There are no pyres of magazines burning, no information police combing the newsstands every morning. Magazine censorship in China is banal. Almost all of the control has long been done in-house before publication, by reporters and editors who know just how far they can and cannot go. The closest many private magazines get to an official censor is someone they call "Teacher," sent from their own publishing houses, to patrol content.
But these days, it's not just editors who are drawing in the lines. It's the investors -- the owners and backers of China's few independent media outlets. And there is no better example than Caijing, China's leading business magazine, for which I used to work as a sub-editor. The magazine, whose name means "finance and economics," earned its muckraking stripes with exposés of everything from corporate fraud and insider trading to the government's handling of the SARS outbreak. Editor in chief Hu Shuli was recently profiled in The New Yorker; the piece emphasized her savvy, which has ensured the financial magazine's survival and kept her and her reporters out of jail since she founded Caijing in 1998. The trick was knowing just how far stories could go and not taking them any further.

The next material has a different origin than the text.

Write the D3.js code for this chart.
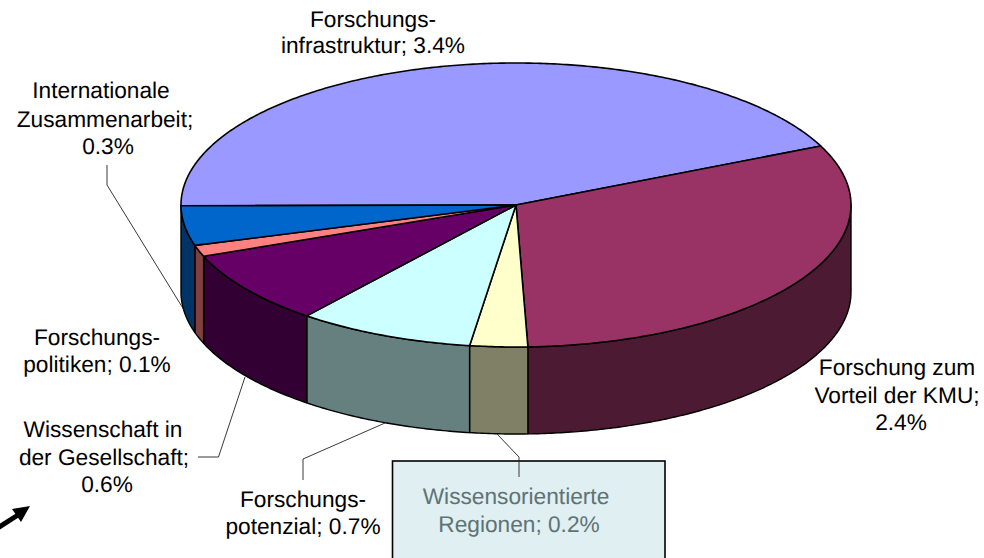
<!DOCTYPE html>
<html>
<head>
<meta charset="utf-8">
<script src="https://cdn.jsdelivr.net/npm/d3@7"></script>
<style>
  html, body { margin: 0; padding: 0; background: #fff; overflow: hidden; }
  text { font-family: "Liberation Sans", Arial, sans-serif; font-size: 22.7px; text-anchor: middle; text-rendering: geometricPrecision; }
</style>
</head>
<body>
<svg id="chart" width="984" height="558"></svg>
<script>
// slices in drawing order, clockwise from the left edge of the pie
const names = [
  ['Forschungs-', 'infrastruktur;'],
  ['Forschung zum', 'Vorteil der KMU;'],
  ['Wissensorientierte', 'Regionen;'],
  ['Forschungs-', 'potenzial;'],
  ['Wissenschaft in', 'der Gesellschaft;'],
  ['Forschungs-', 'politiken;'],
  ['Internationale', 'Zusammenarbeit;']
];
const values = [3.35, 2.42, 0.215, 0.66, 0.649, 0.10, 0.349];
const topColors = ['#9999ff', '#993366', '#ffffcc', '#ccffff', '#660066', '#ff8080', '#0066cc'];
const sideColors = ['#4d4d80', '#4d1a33', '#808066', '#668080', '#330033', '#804040', '#003366'];

const svg = d3.select('#chart');

const depth = 87;
const xScale = d3.scaleLinear().domain([-1, 1]).range([181, 851]);
const yScale = d3.scaleLinear().domain([-1, 1]).range([63, 347]);

// 0 = twelve o'clock, clockwise, same as d3.pie
const px = a => xScale(Math.sin(a));
const py = a => yScale(-Math.cos(a));

const startDeg = 269.7;
const toRad = d => d * Math.PI / 180;
const pie = d3.pie().sort(null).startAngle(toRad(startDeg)).endAngle(toRad(startDeg + 360));
const slices = pie(values);

const rimPoints = (a0, a1) => {
  const n = Math.max(2, Math.ceil((a1 - a0) / 0.01));
  return d3.range(n + 1).map(i => a0 + (a1 - a0) * i / n);
};

const line = d3.line();

// side walls first, only the part facing the viewer
// the pie starts near 270 degrees so the front is 450 to 630 here
const front0 = 2.5 * Math.PI;
const front1 = 3.5 * Math.PI;
const frontOf = d => {
  const a0 = Math.max(d.startAngle, front0);
  const a1 = Math.min(d.endAngle, front1);
  return a1 > a0 ? [a0, a1] : null;
};

svg.append('g').selectAll('path')
  .data(slices.filter(frontOf))
  .enter()
  .append('path')
  .attr('d', d => {
    const [a0, a1] = frontOf(d);
    const upper = rimPoints(a0, a1).map(a => [px(a), py(a)]);
    const lower = rimPoints(a0, a1).reverse().map(a => [px(a), py(a) + depth]);
    return line(upper.concat(lower)) + 'Z';
  })
  .attr('fill', d => sideColors[d.index])
  .attr('stroke', '#000')
  .attr('stroke-width', 1.4)
  .attr('stroke-linejoin', 'round');

// top face
svg.append('g').selectAll('path')
  .data(slices)
  .enter()
  .append('path')
  .attr('d', d => {
    const rim = rimPoints(d.startAngle, d.endAngle).map(a => [px(a), py(a)]);
    return line([[xScale(0), yScale(0)]].concat(rim)) + 'Z';
  })
  .attr('fill', d => topColors[d.index])
  .attr('stroke', '#000')
  .attr('stroke-width', 1.6)
  .attr('stroke-linejoin', 'round');

// box behind the Regionen label
svg.append('rect')
  .attr('x', 392.5)
  .attr('y', 461)
  .attr('width', 272.5)
  .attr('height', 110)
  .attr('fill', '#e0eff2')
  .attr('stroke', '#000')
  .attr('stroke-width', 1.6);

// leader lines
const leaders = [
  [[107, 165], [107, 185], [184, 310]],
  [[198, 457], [218.5, 457], [245, 377]],
  [[303, 480], [303, 459], [385, 423]],
  [[519, 477], [519, 457], [497, 434]]
];

svg.append('g').selectAll('path')
  .data(leaders)
  .enter()
  .append('path')
  .attr('d', line)
  .attr('fill', 'none')
  .attr('stroke', '#222')
  .attr('stroke-width', 0.9);

// labels: which slice, centre x of each line, baseline of each line
const labelPos = [
  { i: 0, x: [373, 373], y: [27, 53], inline: true },
  { i: 1, x: [897, 897, 901], y: [375, 403, 430] },
  { i: 2, x: [516, 519], y: [504, 532], inline: true, fill: '#5f7373' },
  { i: 3, x: [303, 303], y: [507, 534], inline: true },
  { i: 4, x: [103, 104, 107], y: [437, 465, 492] },
  { i: 5, x: [97, 97], y: [345, 372], inline: true },
  { i: 6, x: [101, 105, 108], y: [98, 127, 154] }
];

const pct = v => d3.format('.1f')(v) + '%';

labelPos.forEach(l => {
  const lines = names[l.i].slice();
  if (l.inline) lines[lines.length - 1] += ' ' + pct(values[l.i]);
  else lines.push(pct(values[l.i]));
  svg.append('g').selectAll('text')
    .data(lines)
    .enter()
    .append('text')
    .attr('x', (d, i) => l.x[i])
    .attr('y', (d, i) => l.y[i])
    .attr('fill', l.fill || '#000')
    .text(d => d);
});

// arrow in the lower left corner
svg.append('path')
  .attr('d', line([[-4, 529], [18, 515]]))
  .attr('stroke', '#000')
  .attr('stroke-width', 5);
svg.append('path')
  .attr('d', line([[30, 506], [21, 522], [12, 509]]) + 'Z')
  .attr('fill', '#000');
</script>
</body>
</html>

So when the magazine tightened the breadth of its coverage at the end of July, it was not the editorial side but the purse strings calling for caution. The source of the pressure, Caijing reporters told me, was the All-China Federation of Industry and Commerce, the party-led organization of businessmen that holds the magazine's publishing license. The change was passed down matter-of-factly at routine weekly meetings in July, sandwiched in along with the news budget. Many desk editors told reporters they wouldn't be running any politically controversial stories -- indefinitely.
The move at Caijing comes as part of a larger constriction of civil society ahead of the 60-year anniversary of the founding of the People's Republic on Oct. 1. In the case of Caijing, the editorial chill came from an unlikely source: reform-minded and Columbia University-educated Wang Boming, the very investor who launched the magazine with a phone call asking Hu Shuli to be editor in chief a decade ago. Wang, a party scion, was born in Poland, where his father was the Chinese ambassador.
Wang declined to be interviewed, but he has said that he aspires to turn the holdings group that publishes Caijing -- as well as the Chinese editions of PC Magazine, Sports Illustrated, and Better Homes and Gardens -- into one of China's biggest advertising agencies. Which may be exactly why a push -- or a threat -- from the All-China Federation of Industry and Commerce had such an effect. China's media licensing structure makes it nearly impossible to get a license without major guanxi, or connections to officials in the right places. Private or foreign-invested magazines (like Caijing) often "rent" licenses from state-owned institutions, which means that those institutions end up taking responsibility for any politically risky material -- but investors lose the money if trouble brews.